Far-right ideology is completely at odds with the values and ethos of the armed forces. The armed forces have robust measures in place to ensure those exhibiting extremist views are neither tolerated nor permitted to serve. Anyone who is in breach of the army’s values and standards will face administrative action.

But this says more about the Establishment’s prejudice than it does about who the real Tommy Robinson is or what he stands for. He is only “far right” or “extremist” in the Guardian sense of “anyone to the right of Jeremy Corbyn”. But it suits the Establishment — led by his arch nemesis Theresa May — to pretend that Tommy Robinson is representative of some terrible far-right threat to Britain.

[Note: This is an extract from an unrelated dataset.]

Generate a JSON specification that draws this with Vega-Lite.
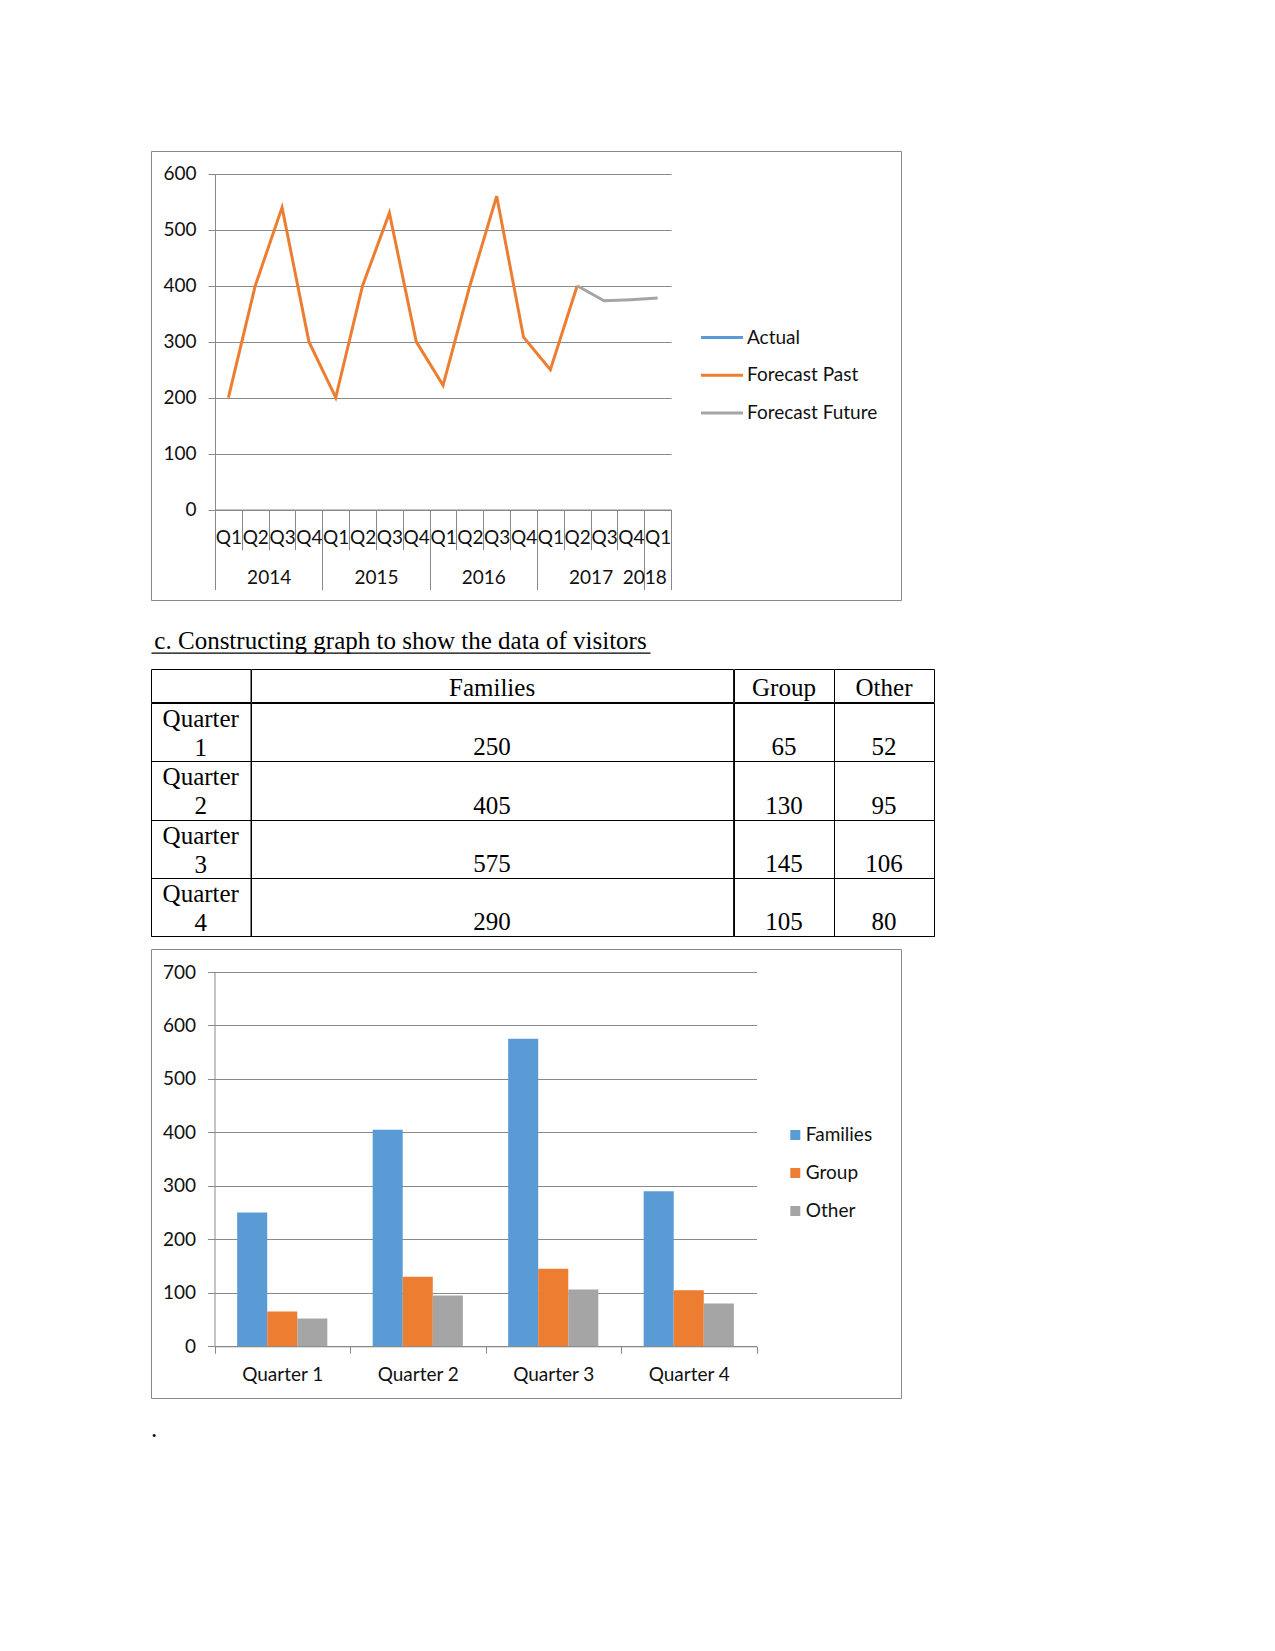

In this, he performs the function of Emmanuel Goldstein in Orwell’s Nineteen Eighty-Four – as the state’s officially designated hate figure on whom everyone can pour their righteous scorn in order to show their virtue and cement societal solidarity.

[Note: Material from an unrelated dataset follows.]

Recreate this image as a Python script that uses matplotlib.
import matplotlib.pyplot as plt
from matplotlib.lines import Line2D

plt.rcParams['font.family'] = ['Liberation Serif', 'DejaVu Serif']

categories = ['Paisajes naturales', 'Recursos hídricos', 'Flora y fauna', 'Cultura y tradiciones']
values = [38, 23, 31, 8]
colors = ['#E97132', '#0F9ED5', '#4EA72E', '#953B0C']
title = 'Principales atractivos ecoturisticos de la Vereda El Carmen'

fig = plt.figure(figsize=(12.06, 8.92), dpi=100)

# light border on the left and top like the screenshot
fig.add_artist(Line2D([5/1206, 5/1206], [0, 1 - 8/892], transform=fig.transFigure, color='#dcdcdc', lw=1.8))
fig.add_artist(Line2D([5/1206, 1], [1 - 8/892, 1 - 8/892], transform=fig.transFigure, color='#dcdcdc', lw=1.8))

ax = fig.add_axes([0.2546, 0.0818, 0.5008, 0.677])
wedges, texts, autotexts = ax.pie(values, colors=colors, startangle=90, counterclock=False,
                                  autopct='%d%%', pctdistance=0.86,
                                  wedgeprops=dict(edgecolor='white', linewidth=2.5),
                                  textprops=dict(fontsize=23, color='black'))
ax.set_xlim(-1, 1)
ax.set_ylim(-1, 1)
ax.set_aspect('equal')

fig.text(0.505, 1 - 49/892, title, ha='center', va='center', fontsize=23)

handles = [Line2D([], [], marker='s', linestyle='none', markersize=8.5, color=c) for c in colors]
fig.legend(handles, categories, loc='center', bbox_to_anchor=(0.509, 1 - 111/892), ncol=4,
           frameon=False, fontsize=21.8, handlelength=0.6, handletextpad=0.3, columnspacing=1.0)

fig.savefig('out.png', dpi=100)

Ordinary people aren’t buying this. They just can’t see what’s wrong with a working-class lad making a fuss about all the Muslim gangs which, over a period of twenty years or more, have been raping the girls in mostly working-class areas. Also, they think he’s right to stand up for our troops and right to express his disgust when those troops come back from active service in hellholes like Afghanistan and Iraq only to be jeered at by the kind of jihadist sympathizers who, given half the chance, would be blowing up little girls at pop concerts or massacring kufar in shopping malls. They know what Britain’s enemies look like — and they don’t look like Tommy Robinson.

Since it’s ordinary people from whose ranks Britain’s soldiers are mostly recruited you can see why there’s a problem. The Army’s Top Brass are where the rest of the Establishment are: terrified of doing anything that might upset the Religion of Peace; painfully eager to give the Army some kind of post-conflict-era relevance as an agency for diversity and gender outreach and mindfulness.

And the squaddies are all thinking: sod this for a game of soldiers — I didn’t join the Army for this bollocks.